The Linux 3.1 kernel isn't making it out for a few more weeks and just before the final release, so Canonical is playing it safe and sticking to the Linux 3.0 kernel although the still-in-development release does provide some nice improvements to the DRM graphics drivers and other areas of the kernel. Users can manually upgrade to the Linux 3.1 kernel and it should be relatively safe.

Over Mesa 7.10.2, which shipped in Ubuntu 11.04, the Mesa 7.11 release has many improvements. See the linked article for full details, but there's support for new OpenGL extensions, there's slowly more of OpenGL 3.0, more mature Intel Sandy Bridge support, initial Intel Ivy Bridge support, new AMD hardware support, GLSL compiler improvements, Gallium3D enhancements, better Nouveau driver support, and many bug-fixes. Ubuntu is not shipping Mesa with floating-point textures for obvious legal concerns.

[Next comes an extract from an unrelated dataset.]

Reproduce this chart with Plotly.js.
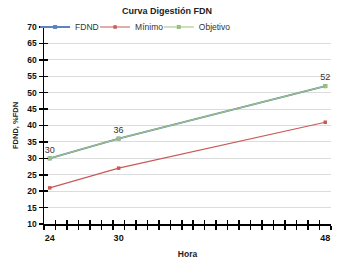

Mesa 7.11 was released just a few weeks ago, but there are already many great improvements building up for Mesa 7.12/8.0. While Mesa Git master is usually in a reasonable state, those wishing to fetch this latest code that has Xorg state tracker improvements, a new R600g winsys back-end, the GLSL-To-TGSI translator, pipe-video, and other work, you will need to build it yourself. The other option is to be using the xorg-edgers PPA.

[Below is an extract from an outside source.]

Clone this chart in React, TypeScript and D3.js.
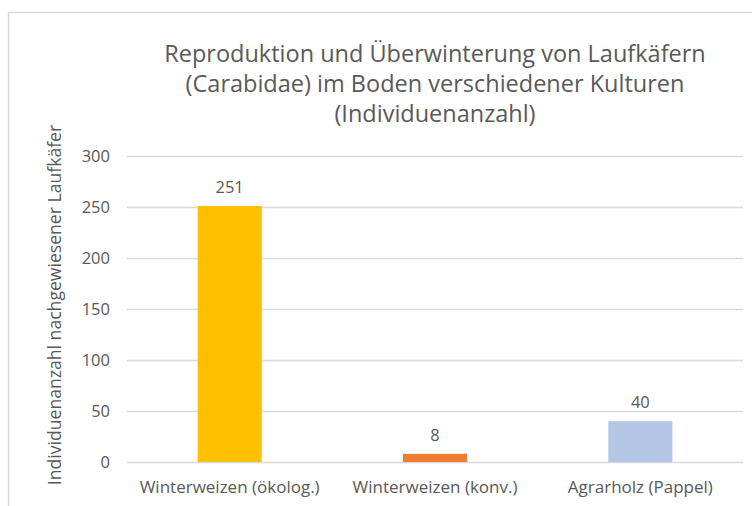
import React, { useEffect, useRef } from 'react'
import * as d3 from 'd3'

const categories = ['Winterweizen (ökolog.)', 'Winterweizen (konv.)', 'Agrarholz (Pappel)']
const values = [251, 8, 40]
const barColors = ['#FFC000', '#ED7D31', '#B4C7E7']
const yTicks = [0, 50, 100, 150, 200, 250, 300]
const titleLines = [
  'Reproduktion und Überwinterung von Laufkäfern',
  '(Carabidae) im Boden verschiedener Kulturen',
  '(Individuenanzahl)',
]
const yTitle = 'Individuenanzahl nachgewiesener Laufkäfer'

export default function App() {
  const ref = useRef<SVGSVGElement>(null)

  useEffect(() => {
    const width = 752, height = 506
    const plot = { left: 127, right: 743, top: 156, bottom: 462 }
    const font = "'Open Sans', sans-serif"
    const textColor = '#595959'

    const svg = d3.select(ref.current)
    svg.selectAll('*').remove()

    svg.append('rect').attr('width', width).attr('height', height).attr('fill', '#fff')

    // chart frame (only top and left edges are visible in the crop)
    svg.append('path')
      .attr('d', `M8.5,${height} L8.5,12.5 L${width},12.5`)
      .attr('fill', 'none')
      .attr('stroke', '#d9d9d9')
      .attr('stroke-width', 1.5)

    const x = d3.scaleBand<string>()
      .domain(categories)
      .range([plot.left, plot.right])
      .paddingInner(0.688)
      .paddingOuter(0.344)
    const y = d3.scaleLinear().domain([0, 300]).range([plot.bottom, plot.top])

    // gridlines
    svg.append('g').selectAll('line')
      .data(yTicks)
      .enter()
      .append('line')
      .attr('x1', plot.left)
      .attr('x2', plot.right)
      .attr('y1', d => Math.round(y(d)) + 0.5)
      .attr('y2', d => Math.round(y(d)) + 0.5)
      .attr('stroke', '#d9d9d9')
      .attr('stroke-width', 1.3)

    // y tick labels
    svg.append('g').selectAll('text')
      .data(yTicks)
      .enter()
      .append('text')
      .attr('x', 110)
      .attr('y', d => y(d))
      .attr('dy', '0.35em')
      .attr('text-anchor', 'end')
      .attr('font-family', font)
      .attr('font-size', 16.5)
      .attr('fill', textColor)
      .text(d => d)

    // bars
    svg.append('g').selectAll('rect')
      .data(values)
      .enter()
      .append('rect')
      .attr('x', (d, i) => x(categories[i]) as number)
      .attr('width', x.bandwidth())
      .attr('y', d => y(d))
      .attr('height', d => plot.bottom - y(d))
      .attr('fill', (d, i) => barColors[i])

    // value labels
    svg.append('g').selectAll('text')
      .data(values)
      .enter()
      .append('text')
      .attr('x', (d, i) => (x(categories[i]) as number) + x.bandwidth() / 2)
      .attr('y', d => y(d) - 13)
      .attr('text-anchor', 'middle')
      .attr('font-family', font)
      .attr('font-size', 16.5)
      .attr('fill', textColor)
      .text(d => d)

    // category labels
    svg.append('g').selectAll('text')
      .data(categories)
      .enter()
      .append('text')
      .attr('x', d => (x(d) as number) + x.bandwidth() / 2)
      .attr('y', 493)
      .attr('text-anchor', 'middle')
      .attr('font-family', font)
      .attr('font-size', 17)
      .attr('fill', textColor)
      .text(d => d)

    // title
    svg.append('g').selectAll('text')
      .data(titleLines)
      .enter()
      .append('text')
      .attr('x', (plot.left + plot.right) / 2)
      .attr('y', (d, i) => 62 + i * 30)
      .attr('text-anchor', 'middle')
      .attr('font-family', font)
      .attr('font-size', 23.5)
      .attr('fill', textColor)
      .text(d => d)

    // y axis title
    svg.append('text')
      .attr('transform', 'translate(55,305) rotate(-90)')
      .attr('text-anchor', 'middle')
      .attr('dy', '0.35em')
      .attr('font-family', font)
      .attr('font-size', 17.6)
      .attr('fill', textColor)
      .text(yTitle)
  }, [])

  return (
    <svg
      ref={ref}
      width={752}
      height={506}
      style={{ position: 'absolute', left: 0, top: 0, display: 'block' }}
    />
  )
}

The xorg-server package in Ubuntu Oneiric has not received a major upgrade. X.Org Server 1.10 was also the release used in Ubuntu 11.04. There is now X.Org Server 1.11 that carries a lot of bug-fixes, and not much in the way of introducing major features, but it was decided early by Canonical they did not want to follow xorg-server 1.11. The 1.11 release does not merge some of the input work they have been tackling and they wanted to play it safer in case AMD (or NVIDIA) was slow again in supporting the ABI used by the new xorg-server release.